Ever since Rommel arrived in North Africa in Feb 1941, he used virtually the same tactic to defeat the British: He would make a wide sweeping movement with his tanks in the open desert around the flank of the British line which would inevitably obligate every British tank to counterattack in a grand charge to defeat the German maneuver. Rommel would then ambush and destroy the British force with his long range and very destructive 88mm anti aircraft guns. The only thing left was to pursue the routed and flanked British force.
In mid Sep, 1942, Rommel sought to do this again but the British 8th Army’s new commander, General Bernard Law Montgomery, had other ideas. Instead of gallantly charging into the teeth of German firepower, he let the Germans turn the flank and ambushed them behind the British lines at Alam Halfa Ridge. All of the British armour was dug into defensive positions along the ridge, effectively turning the tables on the German maneuver. The Battle of Alam Halfa was Erwin Rommel’s first serious defeat.
The Panzer Armee Afrika retreated to their former positions and awaited the expected British counter attack. But it never came. Gen Montgomery knew that in order decisively defeat Rommel he had build up an overwhelming superiority in men, weapons and equipment. An immediate counterattack would initially be successful but it would eventually run out of supplies as the British pushed Rommel back towards his own supply bases in Libya. If that happened the see saw campaign in North Africa would continue. So Montgomery used the time after Alam Halfa, when he was still close to his supply dumps in Cairo and Alexandria, to build up an overwhelming superiority in combat power while Rommel was still stuck in Egypt and a thousand miles from his supplies.
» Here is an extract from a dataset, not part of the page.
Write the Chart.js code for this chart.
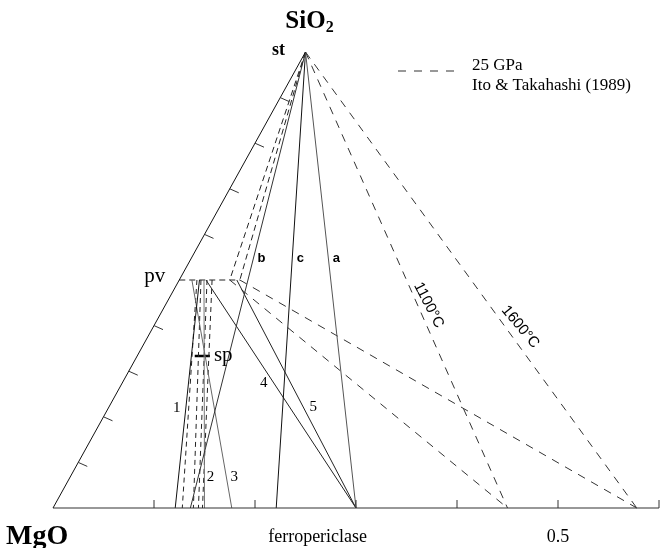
<!DOCTYPE html>
<html><head><meta charset="utf-8">
<script src="https://cdn.jsdelivr.net/npm/chart.js@4/dist/chart.umd.min.js"></script>
<style>html,body{margin:0;padding:0;background:#fff;}#wrap{width:661px;height:548px;}</style>
</head><body><div id="wrap"><canvas id="c" width="661" height="548"></canvas></div>
<script>
// Compositions are [FeO fraction, SiO2 fraction] in the MgO-FeO-SiO2 system
const stSiO2 = 1;
const pvSiO2 = 0.5;
const pvFeORange = [0, 0.06];
const stTieNames = ['a', 'b', 'c'];
const stTieFpFeO = [0.300, 0.136, 0.221];
const runNames = ['1', '2', '3', '4', '5'];
const runPvFeO = [0.020, 0.0245, 0.0125, 0.0265, 0.057];
const runFpFeO = [0.121, 0.150, 0.177, 0.300, 0.300];
const gpa25PvFeO = [0.0175, 0.0215, 0.0275, 0.0325];
const gpa25FpFeO = [0.128, 0.139, 0.144, 0.148];
const isoNames = ['1100°C', '1600°C'];
const isoPvFeO = [0.050, 0.060];
const isoFpFeO = [0.450, 0.578];
const spSiO2 = 1 / 3;
const spFeORange = [0.057, 0.072];
const baseTicks = [0.1, 0.2, 0.3, 0.4, 0.5, 0.6];
const sideTicks = [0.1, 0.2, 0.3, 0.4, 0.6, 0.7, 0.8, 0.9];
const baseLabelValues = [0.5];
const baseLabelTexts = ['0.5'];
const legendTexts = ['25 GPa', 'Ito & Takahashi (1989)'];

// ---- geometry helpers (cartesian = FeO + 0.25*SiO2, SiO2) ----
const toXY = (f, s) => ({ x: f + 0.25 * s, y: s });
function seg(p, q, color, width, dash) {
  return { data: [toXY(p[0], p[1]), toXY(q[0], q[1])], showLine: true, borderColor: color,
    borderWidth: width, borderDash: dash || [], pointRadius: 0, fill: false, tension: 0 };
}
const datasets = [];
datasets.push(seg([0, 0], [0, stSiO2], '#111', 1));
datasets.push(seg([0, 0], [baseTicks[baseTicks.length - 1], 0], '#333', 1.2));
const stColors = ['#555', '#333', '#111'];
stTieFpFeO.forEach((fp, i) => datasets.push(seg([0, stSiO2], [fp, 0], stColors[i], 1)));
const runColors = ['#111', '#777', '#666', '#222', '#222'];
runPvFeO.forEach((pv, i) => datasets.push(seg([pv, pvSiO2], [runFpFeO[i], 0], runColors[i], 1)));
gpa25PvFeO.forEach((pv, i) => datasets.push(seg([pv, pvSiO2], [gpa25FpFeO[i], 0], '#222', 1, [5, 4])));
isoPvFeO.forEach((pv, i) => {
  datasets.push(seg([0, stSiO2], [isoFpFeO[i], 0], '#333', 1, [8, 7]));
  datasets.push(seg([pv, pvSiO2], [isoFpFeO[i], 0], '#333', 1, [8, 7]));
  datasets.push(seg([0, stSiO2], [pv, pvSiO2], '#222', 1, [6, 4]));
});
datasets.push(seg([pvFeORange[0], pvSiO2], [pvFeORange[1], pvSiO2], '#222', 1, [6, 4]));
datasets.push(seg([spFeORange[0], spSiO2], [spFeORange[1], spSiO2], '#000', 2.5));

const SERIF = '"Liberation Serif", "Times New Roman", serif';
const SANS = '"Liberation Sans", Arial, sans-serif';

const decor = {
  id: 'decor',
  afterDatasetsDraw(chart) {
    const ctx = chart.ctx, xs = chart.scales.x, ys = chart.scales.y;
    const P = (f, s) => [xs.getPixelForValue(f + 0.25 * s), ys.getPixelForValue(s)];
    const onLine = (a, b, s) => { const t = (s - a[1]) / (b[1] - a[1]); return P(a[0] + t * (b[0] - a[0]), s); };
    ctx.save();
    // ticks
    ctx.strokeStyle = '#333'; ctx.lineWidth = 1;
    baseTicks.forEach(v => { const [x, y] = P(v, 0); ctx.beginPath(); ctx.moveTo(x, y); ctx.lineTo(x, y - 8); ctx.stroke(); });
    sideTicks.forEach(s => { const [x, y] = P(0, s); ctx.beginPath(); ctx.moveTo(x, y); ctx.lineTo(x + 9, y + 4); ctx.stroke(); });
    ctx.fillStyle = '#000';
    ctx.textBaseline = 'middle';
    // SiO2 apex title
    const [ax, ay] = P(0, stSiO2);
    ctx.font = 'bold 25px ' + SERIF;
    const w1 = ctx.measureText('SiO').width;
    ctx.font = 'bold 16px ' + SERIF;
    const w2 = ctx.measureText('2').width;
    const x0 = ax + 4 - (w1 + w2) / 2;
    ctx.textAlign = 'left';
    ctx.font = 'bold 25px ' + SERIF; ctx.fillText('SiO', x0, ay - 30);
    ctx.font = 'bold 16px ' + SERIF; ctx.fillText('2', x0 + w1, ay - 24);
    ctx.font = 'bold 18px ' + SERIF; ctx.textAlign = 'center'; ctx.fillText('st', ax - 27, ay - 2);
    // MgO corner and base labels
    const [mx, my] = P(0, 0);
    ctx.font = 'bold 28px ' + SERIF; ctx.textAlign = 'left'; ctx.fillText('MgO', mx - 47, my + 29);
    ctx.font = '18px ' + SERIF; ctx.textAlign = 'center';
    ctx.fillText('ferropericlase', P(0.262, 0)[0], my + 29);
    baseLabelValues.forEach((v, i) => ctx.fillText(baseLabelTexts[i], P(v, 0)[0], my + 29));
    // pv, sp
    const [px, py] = P(0, pvSiO2);
    ctx.font = '21px ' + SERIF; ctx.textAlign = 'right'; ctx.fillText('pv', px - 14, py - 4);
    const [sx, sy] = P(spFeORange[1], spSiO2);
    ctx.textAlign = 'left'; ctx.fillText('sp', sx + 4, sy - 1);
    // a, b, c labels
    ctx.font = 'bold 13px ' + SANS; ctx.textAlign = 'center';
    stTieFpFeO.forEach((fp, i) => { const [x, y] = onLine([0, stSiO2], [fp, 0], 0.548); ctx.fillText(stTieNames[i], x + 8, y); });
    // run numbers
    const runLabelS = [0.219, 0.068, 0.068, 0.274, 0.221];
    const runLabelDx = [-9, 6, 8, -10, 10];
    ctx.font = '15px ' + SERIF;
    runNames.forEach((n, i) => { const [x, y] = onLine([runPvFeO[i], pvSiO2], [runFpFeO[i], 0], runLabelS[i]); ctx.fillText(n, x + runLabelDx[i], y); });
    // isotherm labels
    const isoLabelS = [0.445, 0.397];
    const isoLabelDx = [11, 15];
    ctx.font = '15px ' + SANS;
    isoNames.forEach((n, i) => {
      const a = P(0, stSiO2), b = P(isoFpFeO[i], 0);
      const ang = Math.atan2(b[1] - a[1], b[0] - a[0]);
      const [x, y] = onLine([0, stSiO2], [isoFpFeO[i], 0], isoLabelS[i]);
      ctx.save(); ctx.translate(x + isoLabelDx[i], y); ctx.rotate(ang - 0.06); ctx.fillText(n, 0, 0); ctx.restore();
    });
    // legend
    ctx.strokeStyle = '#333'; ctx.setLineDash([8, 8]);
    ctx.beginPath(); ctx.moveTo(398, 71); ctx.lineTo(456, 71); ctx.stroke(); ctx.setLineDash([]);
    ctx.font = '17px ' + SERIF; ctx.textAlign = 'left';
    ctx.fillText(legendTexts[0], 472, 66);
    ctx.fillText(legendTexts[1], 472, 86);
    ctx.restore();
  }
};

new Chart(document.getElementById('c'), {
  type: 'scatter',
  data: { datasets },
  options: {
    responsive: false, animation: false, devicePixelRatio: 1,
    layout: { padding: 0 },
    plugins: { legend: { display: false }, tooltip: { enabled: false } },
    scales: {
      x: { type: 'linear', display: false, min: -53 / 1010, max: 608 / 1010 },
      y: { type: 'linear', display: false, min: -40 / 456, max: 508 / 456 }
    }
  },
  plugins: [decor]
});
</script></body></html>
On 23 October 1942, just when Rommel was on sick leave in Germany, Montgomery’s Eighth Army launched Operation Lightfoot, named for the infantrymen and engineers who had to clear the anti tank mines but were too light to set them off when they stepped on them. Operation Lightfoot initiated the Second Battle of El Alamein and by 2 November 1942, Montgomery defeated Rommel, and the Axis forces would be in full retreat back to Libya against Hitler’s specific orders to stand and die. Unlike previous withdrawals, Rommel would never recover the lost ground.